--- start of Data lines ---

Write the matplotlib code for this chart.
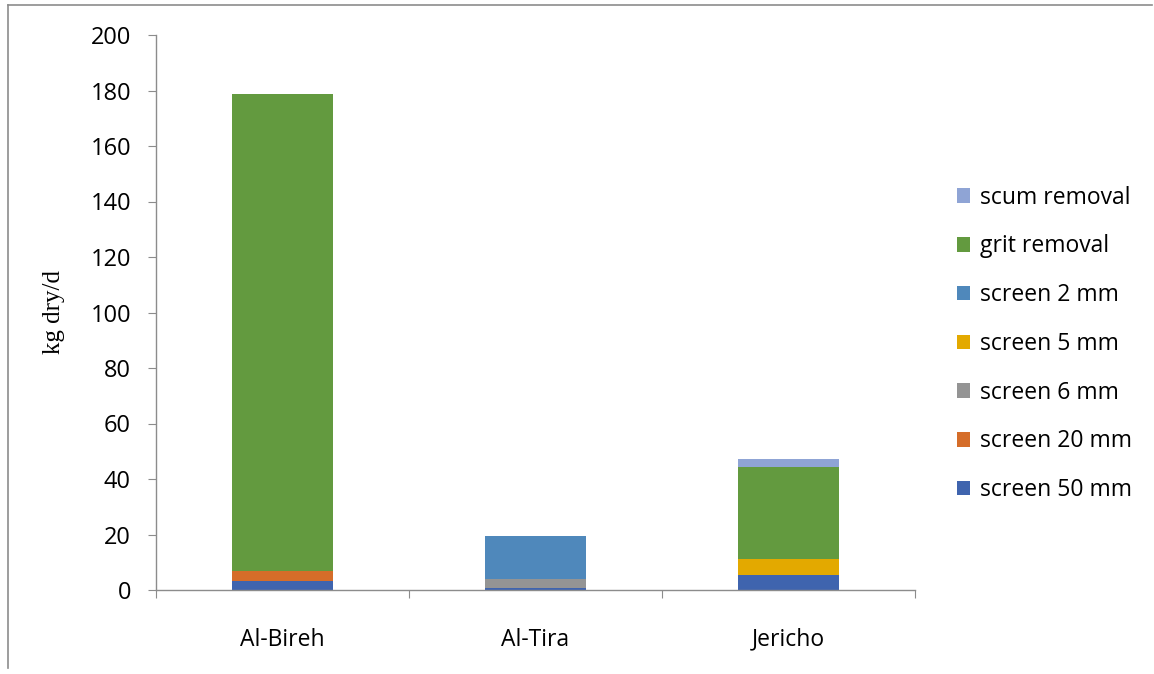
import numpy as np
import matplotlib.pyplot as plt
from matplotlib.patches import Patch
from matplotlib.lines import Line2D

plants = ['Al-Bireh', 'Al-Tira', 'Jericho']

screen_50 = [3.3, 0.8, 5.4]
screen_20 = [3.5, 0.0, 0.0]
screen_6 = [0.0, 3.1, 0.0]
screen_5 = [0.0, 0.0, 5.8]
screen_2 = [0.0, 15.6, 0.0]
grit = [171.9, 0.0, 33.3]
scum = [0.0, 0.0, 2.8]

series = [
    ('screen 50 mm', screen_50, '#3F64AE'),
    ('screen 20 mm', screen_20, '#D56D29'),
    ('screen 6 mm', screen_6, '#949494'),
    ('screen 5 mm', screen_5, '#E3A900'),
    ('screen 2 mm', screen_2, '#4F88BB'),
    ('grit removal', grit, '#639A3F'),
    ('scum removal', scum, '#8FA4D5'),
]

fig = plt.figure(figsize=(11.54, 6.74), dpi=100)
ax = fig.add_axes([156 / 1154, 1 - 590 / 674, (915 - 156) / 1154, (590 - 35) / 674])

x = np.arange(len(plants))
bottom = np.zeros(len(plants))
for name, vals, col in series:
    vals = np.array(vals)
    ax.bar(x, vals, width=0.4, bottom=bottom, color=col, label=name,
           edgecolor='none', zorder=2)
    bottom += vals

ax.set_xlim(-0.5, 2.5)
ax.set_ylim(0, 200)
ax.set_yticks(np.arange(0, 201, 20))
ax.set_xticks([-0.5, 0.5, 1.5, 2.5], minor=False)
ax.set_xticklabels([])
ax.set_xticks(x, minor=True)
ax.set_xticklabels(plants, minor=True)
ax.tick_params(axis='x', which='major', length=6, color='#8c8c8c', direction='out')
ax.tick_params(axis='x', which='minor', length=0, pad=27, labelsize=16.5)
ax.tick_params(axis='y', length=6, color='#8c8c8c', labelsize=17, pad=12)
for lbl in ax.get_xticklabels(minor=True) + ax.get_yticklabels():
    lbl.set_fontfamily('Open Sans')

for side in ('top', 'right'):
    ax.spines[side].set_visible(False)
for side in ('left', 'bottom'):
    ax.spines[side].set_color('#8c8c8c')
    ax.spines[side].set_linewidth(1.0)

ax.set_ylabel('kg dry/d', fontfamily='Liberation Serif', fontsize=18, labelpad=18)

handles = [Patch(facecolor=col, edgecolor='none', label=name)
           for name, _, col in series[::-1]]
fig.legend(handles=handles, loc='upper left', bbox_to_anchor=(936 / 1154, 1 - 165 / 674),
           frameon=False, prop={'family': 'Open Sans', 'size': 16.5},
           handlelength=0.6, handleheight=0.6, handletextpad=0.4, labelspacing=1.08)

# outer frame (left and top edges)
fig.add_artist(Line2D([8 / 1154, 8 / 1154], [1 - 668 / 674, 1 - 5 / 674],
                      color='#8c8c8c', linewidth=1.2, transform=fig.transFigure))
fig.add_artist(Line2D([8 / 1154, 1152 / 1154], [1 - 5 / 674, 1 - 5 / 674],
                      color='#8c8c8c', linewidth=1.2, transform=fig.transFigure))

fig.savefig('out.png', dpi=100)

--- end of Data lines ---

**Request**: From the top of the listing above, repeat each line exactly until you reach the line containing "scum = [0.0, 0.0, 2.8]", and repeat that one too. Leave the pictures out.

**The answer**:
Write the matplotlib code for this chart.
import numpy as np
import matplotlib.pyplot as plt
from matplotlib.patches import Patch
from matplotlib.lines import Line2D

plants = ['Al-Bireh', 'Al-Tira', 'Jericho']

screen_50 = [3.3, 0.8, 5.4]
screen_20 = [3.5, 0.0, 0.0]
screen_6 = [0.0, 3.1, 0.0]
screen_5 = [0.0, 0.0, 5.8]
screen_2 = [0.0, 15.6, 0.0]
grit = [171.9, 0.0, 33.3]
scum = [0.0, 0.0, 2.8]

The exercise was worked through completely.